TAIPEI — Taiwan’s economy exhibited signs of further growth in October but at a more moderate pace, as indicators reflecting future economic activity declined, the latest composite economic indicators released yesterday by the government showed.
In October, the composite economic indicator compiled by the Council for Economic Planning and Development (CEPD) fell to 34 points from September’s 37 points, and flashed a “yellow-red” light.
The local economy has given a yellow-red light for the second consecutive month, the CEPD said. In August, the economy was in the “red” light area, indicating it was overheating.
The planning agency uses a five-color system to gauge the country’s economic performance for any given month.
Blue implies a sluggish economy, yellow-blue represents a slowdown, green indicates a stable economy, yellow-red means the economy is mildly overheated, and red signifies overheating.

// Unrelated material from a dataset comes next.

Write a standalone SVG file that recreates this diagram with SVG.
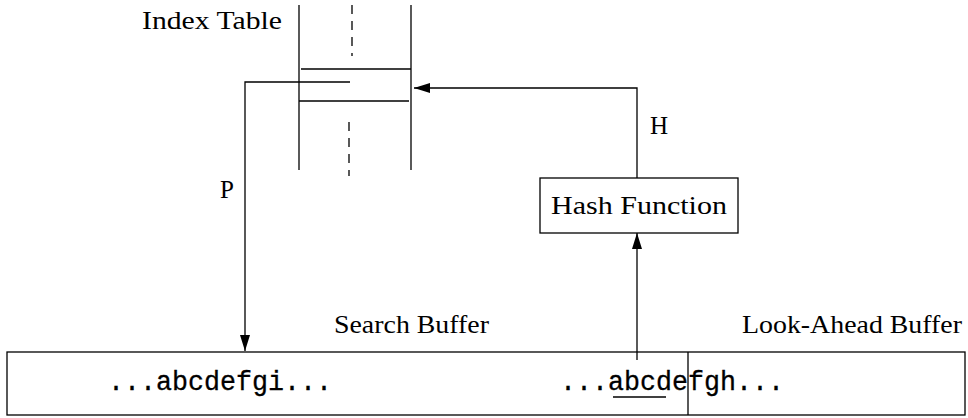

Despite the fall in the composite index, however, the CEPD said the local economy was still growing at a steady pace, with the labor market continuing to improve.
Among the sub-indexes of the composite indicator, money supply, share prices, employment in the non-farm sector, exports, and mechanical and electrical equipment imports fell.
The sub-indexes related to the rate of change in direct and indirect financing, industrial production, retail sales and manufacturing sales rose.
The leading index, which gauges economic performance over three to six months, measured 117.2, representing a fall of 0.4 percent from September. It was the fifth consecutive month the index fell.
The year-on-year six-month rate of change stood at 0.3 percent, down 1.8 percentage points from September.
The October index of coincident indicators,which reflect economic activity in the period measured, rose 0.5 percent from September to 124.0.
“While the leading indicator fell, the decline was limited, “ the CEPD said. “The council remains optimistic that the local economy is expected to continue to expand steadily next year.”